Page:Revue des Deux Mondes - 1869 - tome 83.djvu/302

Le texte de cette page a été corrigé et est conforme au fac-similé.

29 février. — J’ai eu pour convives M. et Mme Robethon, lady Powlett et Mme de Gouvernet (la plus aimable sexagénaire du monde). M. Robethon m’a chargée de proposer à mylord d’échanger sa place de chancelier contre celle de président du conseil ; j’ai dû lui communiquer cette proposition ; mylord refuse positivement. Il est prêt à quitter la partie, si ses collègues le désirent, mais ne veut aucunement admettre que ses fonctions actuelles soient changées. M. Robethon me prie d’insister, l’affaire étant ainsi arrangée, à ce qu’il assure, par les puissances du moment.
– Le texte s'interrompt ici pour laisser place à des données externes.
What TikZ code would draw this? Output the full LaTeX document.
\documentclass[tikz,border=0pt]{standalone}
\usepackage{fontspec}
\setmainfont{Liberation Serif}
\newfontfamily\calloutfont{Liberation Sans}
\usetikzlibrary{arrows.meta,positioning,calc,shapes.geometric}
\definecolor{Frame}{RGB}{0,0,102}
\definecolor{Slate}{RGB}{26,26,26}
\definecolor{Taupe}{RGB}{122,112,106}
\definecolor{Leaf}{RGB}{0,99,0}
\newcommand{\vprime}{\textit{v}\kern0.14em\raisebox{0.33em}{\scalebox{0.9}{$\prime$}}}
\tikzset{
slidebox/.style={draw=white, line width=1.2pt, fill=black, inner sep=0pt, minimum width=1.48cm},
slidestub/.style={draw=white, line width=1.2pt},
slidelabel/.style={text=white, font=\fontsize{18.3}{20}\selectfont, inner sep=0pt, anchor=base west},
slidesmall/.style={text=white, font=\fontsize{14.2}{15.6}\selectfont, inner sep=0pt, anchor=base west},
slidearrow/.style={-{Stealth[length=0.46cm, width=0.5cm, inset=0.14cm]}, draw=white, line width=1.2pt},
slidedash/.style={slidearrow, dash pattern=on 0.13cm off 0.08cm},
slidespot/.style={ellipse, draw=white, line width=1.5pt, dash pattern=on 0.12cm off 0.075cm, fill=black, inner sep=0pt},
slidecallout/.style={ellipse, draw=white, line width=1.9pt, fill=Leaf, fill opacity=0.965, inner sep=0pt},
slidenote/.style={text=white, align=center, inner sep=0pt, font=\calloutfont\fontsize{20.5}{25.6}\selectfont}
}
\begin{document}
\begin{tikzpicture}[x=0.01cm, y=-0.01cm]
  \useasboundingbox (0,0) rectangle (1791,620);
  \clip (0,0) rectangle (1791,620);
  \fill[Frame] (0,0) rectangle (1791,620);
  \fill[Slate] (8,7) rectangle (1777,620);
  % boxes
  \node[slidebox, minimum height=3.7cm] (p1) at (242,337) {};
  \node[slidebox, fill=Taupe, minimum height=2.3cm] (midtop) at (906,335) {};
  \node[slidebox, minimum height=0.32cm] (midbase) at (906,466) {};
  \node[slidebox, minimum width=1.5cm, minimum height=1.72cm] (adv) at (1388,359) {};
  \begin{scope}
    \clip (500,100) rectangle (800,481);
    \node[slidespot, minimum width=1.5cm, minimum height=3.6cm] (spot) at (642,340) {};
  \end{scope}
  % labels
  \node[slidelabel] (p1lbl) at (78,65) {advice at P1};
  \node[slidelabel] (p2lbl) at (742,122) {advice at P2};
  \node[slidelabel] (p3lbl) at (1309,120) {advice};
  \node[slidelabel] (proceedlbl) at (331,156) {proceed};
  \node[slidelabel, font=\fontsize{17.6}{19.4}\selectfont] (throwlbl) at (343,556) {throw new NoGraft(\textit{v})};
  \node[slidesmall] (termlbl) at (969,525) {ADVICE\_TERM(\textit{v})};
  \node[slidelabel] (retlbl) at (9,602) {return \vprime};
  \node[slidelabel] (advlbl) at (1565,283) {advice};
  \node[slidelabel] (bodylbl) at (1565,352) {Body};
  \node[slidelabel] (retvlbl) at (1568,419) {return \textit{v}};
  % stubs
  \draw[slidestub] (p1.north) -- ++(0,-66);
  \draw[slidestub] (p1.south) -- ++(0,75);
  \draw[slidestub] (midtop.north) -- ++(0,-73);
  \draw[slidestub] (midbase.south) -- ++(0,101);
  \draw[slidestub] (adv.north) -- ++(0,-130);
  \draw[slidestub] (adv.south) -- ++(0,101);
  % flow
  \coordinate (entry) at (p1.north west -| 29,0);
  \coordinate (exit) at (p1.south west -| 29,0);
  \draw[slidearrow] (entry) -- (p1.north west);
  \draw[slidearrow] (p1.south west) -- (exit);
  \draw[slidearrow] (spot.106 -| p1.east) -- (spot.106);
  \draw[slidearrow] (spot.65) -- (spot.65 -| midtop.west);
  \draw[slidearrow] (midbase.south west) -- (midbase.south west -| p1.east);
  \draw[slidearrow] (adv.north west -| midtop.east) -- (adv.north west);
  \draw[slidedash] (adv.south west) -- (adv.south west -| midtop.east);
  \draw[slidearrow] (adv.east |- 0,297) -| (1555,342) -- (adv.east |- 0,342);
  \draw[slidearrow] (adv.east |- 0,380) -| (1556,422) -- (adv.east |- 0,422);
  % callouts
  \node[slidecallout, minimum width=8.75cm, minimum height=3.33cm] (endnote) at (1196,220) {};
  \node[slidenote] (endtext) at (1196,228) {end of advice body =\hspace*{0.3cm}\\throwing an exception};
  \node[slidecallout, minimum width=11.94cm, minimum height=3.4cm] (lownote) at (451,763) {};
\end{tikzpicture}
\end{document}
1er mars. — Je suis allée souhaiter sa fête à la princesse, qui est pour moi la meilleure des maîtresses et la plus charmante amie. Elle m’apprend que M. de Bernstorff est venu pratiquer le prince pour lui faire agréer la nomination de lord Cowper à la présidence du conseil ; le prince a nettement refusé de s’en mêler autrement que sur l’exprès désir de mylord. En remerciant le prince, je n’ai pas manqué de lui répéter la réponse de mon mari aux ouvertures de M. Robethon.
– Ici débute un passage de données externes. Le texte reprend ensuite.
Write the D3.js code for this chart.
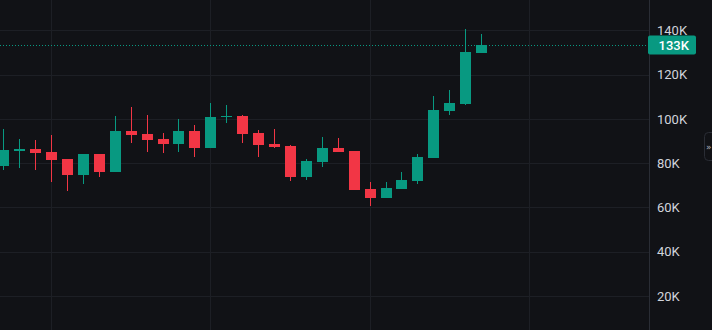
<!DOCTYPE html>
<html><head><meta charset="utf-8">
<script src="https://cdn.jsdelivr.net/npm/d3@7"></script>
<style>html,body{margin:0;padding:0;background:#111216;overflow:hidden}svg{display:block}</style>
</head><body><svg id="c" width="712" height="330"></svg>
<script>
const openV  = [78.7,85.5,86.4,85.0,81.9,74.6,84.1,76.0,94.5,93.2,90.9,88.6,94.5,86.8,101.0,101.3,93.6,88.6,87.7,73.7,80.5,86.8,85.5,68.3,64.3,68.3,72.0,82.3,103.6,106.7,129.7];
const highV  = [95.4,90.9,90.4,92.7,81.9,84.1,84.1,101.3,105.4,101.7,93.6,100.0,97.2,107.2,106.3,101.7,95.0,95.4,88.2,81.9,91.8,91.4,85.5,71.5,71.5,76.0,84.1,110.3,113.0,140.6,138.3];
const lowV   = [77.0,77.8,77.0,71.5,67.4,70.6,73.7,76.0,89.1,85.0,84.6,85.0,82.8,86.8,98.1,89.1,82.8,86.8,72.0,72.4,78.3,85.0,67.9,60.6,64.3,68.3,70.6,82.3,101.7,106.3,129.7];
const closeV = [85.9,86.4,84.6,81.4,74.6,84.1,76.0,94.5,92.7,90.5,88.6,94.5,86.8,100.8,101.3,93.2,88.2,87.3,73.7,81.0,86.8,85.0,67.9,64.3,68.8,72.4,82.8,104.0,107.2,130.2,133.4];
const yTicks = [20,40,60,80,100,120,140];
const xGridIdx = [3,13,23,33];
const lastPrice = 133.3;
const lastLabel = "133K";

const W=712,H=330,axisX=649;
const svg=d3.select("#c");
const x=d3.scaleLinear().domain([3,33]).range([51.5,529.4]);
const y=d3.scaleLinear().domain([20,140]).range([296,30.3]);
const up="#089981", dn="#f23645";

svg.append("rect").attr("width",W).attr("height",H).attr("fill","#111216");
const g=svg.append("g").attr("shape-rendering","crispEdges");
g.selectAll(".hg").data(yTicks).join("line").attr("x1",0).attr("x2",axisX)
 .attr("y1",d=>Math.round(y(d))+0.5).attr("y2",d=>Math.round(y(d))+0.5).attr("stroke","#1d1f25");
g.selectAll(".vg").data(xGridIdx).join("line").attr("y1",0).attr("y2",H)
 .attr("x1",d=>Math.floor(x(d))+0.5).attr("x2",d=>Math.floor(x(d))+0.5).attr("stroke","#1d1f25");

const data=openV.map((o,i)=>({i,o,h:highV[i],l:lowV[i],c:closeV[i]}));
const cg=g.append("g");
cg.selectAll(".w").data(data).join("rect")
 .attr("x",d=>Math.floor(x(d.i))).attr("width",1)
 .attr("y",d=>y(d.h)).attr("height",d=>Math.max(1,y(d.l)-y(d.h)))
 .attr("fill",d=>d.c>=d.o?up:dn);
cg.selectAll(".b").data(data).join("rect")
 .attr("x",d=>Math.floor(x(d.i))-5).attr("width",11)
 .attr("y",d=>y(Math.max(d.o,d.c))).attr("height",d=>Math.max(1.5,Math.abs(y(d.o)-y(d.c))))
 .attr("fill",d=>d.c>=d.o?up:dn);

// last price line
g.append("line").attr("x1",0).attr("x2",axisX).attr("y1",Math.round(y(lastPrice))+0.5).attr("y2",Math.round(y(lastPrice))+0.5)
 .attr("stroke",up).attr("stroke-dasharray","1,2");

// axis panel
svg.append("line").attr("x1",axisX+0.5).attr("x2",axisX+0.5).attr("y1",0).attr("y2",H).attr("stroke","#2a2d35").attr("shape-rendering","crispEdges");
svg.selectAll(".tl").data(yTicks).join("text").attr("x",657).attr("y",d=>y(d)).attr("dy","0.36em")
 .attr("fill","#d1d4dc").attr("font-family","Roboto, 'Liberation Sans', sans-serif").attr("font-size",13).text(d=>d+"K");
svg.append("rect").attr("x",648).attr("y",Math.round(y(lastPrice))-9.5).attr("width",48).attr("height",19).attr("rx",2).attr("fill",up);
svg.append("text").attr("x",658.5).attr("y",y(lastPrice)).attr("dy","0.36em").attr("fill","#ffffff")
 .attr("font-family","Roboto, 'Liberation Sans', sans-serif").attr("font-size",13).attr("font-weight",500).text(lastLabel);
// collapse tab
svg.append("rect").attr("x",704.5).attr("y",132.5).attr("width",14).attr("height",28).attr("rx",4).attr("fill","#111216").attr("stroke","#2a2d35");
svg.append("text").attr("x",706).attr("y",150).attr("fill","#b2b5be").attr("font-family","DejaVu Sans, sans-serif").attr("font-size",9).text("»");
</script></body></html>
10 mars. — J’ai été retenue à souper chez la princesse, où la duchesse de Monmouth[1] nous a raconté force détails sur la cour de Charles II et sur la mort de ce prince. Il résulte de ces anecdotes que la duchesse de Portsmouth abusait étrangement la princesse en se targuant devant elle, ces jours-ci, de l’amitié que lui portait la reine Catherine, et des soins que cette indulgente personne avait pris en certaine occasion pour conjurer une fausse couche dont sa rivale était menacée. La duchesse de Monmouth traite tout cela de contes, et déclare que sa majesté déguisait à peine, sous les formes voulues, le mépris que lui inspirait la maîtresse donnée par la France. Celle-ci était à ce point dépourvue de toute clairvoyance que l’intrigue du roi Charles et de la duchesse de Mazarin, connue de tous et de chacun, demeura longtemps un secret pour elle. Quand elle eut fini par s’en apercevoir, elle allait partout se plaignant qu’on lui préférât « une femme sans beauté comme sans esprit. » Ainsi lui plaisait-il d’en juger.

Le roi, très las d’elle, la supportait par habitude et aussi à cause du crédit qu’elle trouvait à la cour de France, dont elle était l’instrument. A l’appui de ceci, la duchesse de Monmouth nous citait le langage tenu par ce prince dans la chambre même de sa maîtresse un jour où, les médecins ayant déclaré qu’il lui restait à peine une demi-heure de vie, elle avait envoyé chercher son royal amant pour prendre congé de lui et recommander leur fils à sa protection. Un des seigneurs de la cour s’approcha de la fenêtre, où le

  1. L’héritière de Buccleugh, qu’on avait mariée à quatorze ans avec le duc de Monmouth, épousa, trois ans après avoir vu périr sur l’échafaud ce premier mari, le troisième lord Cornwallis.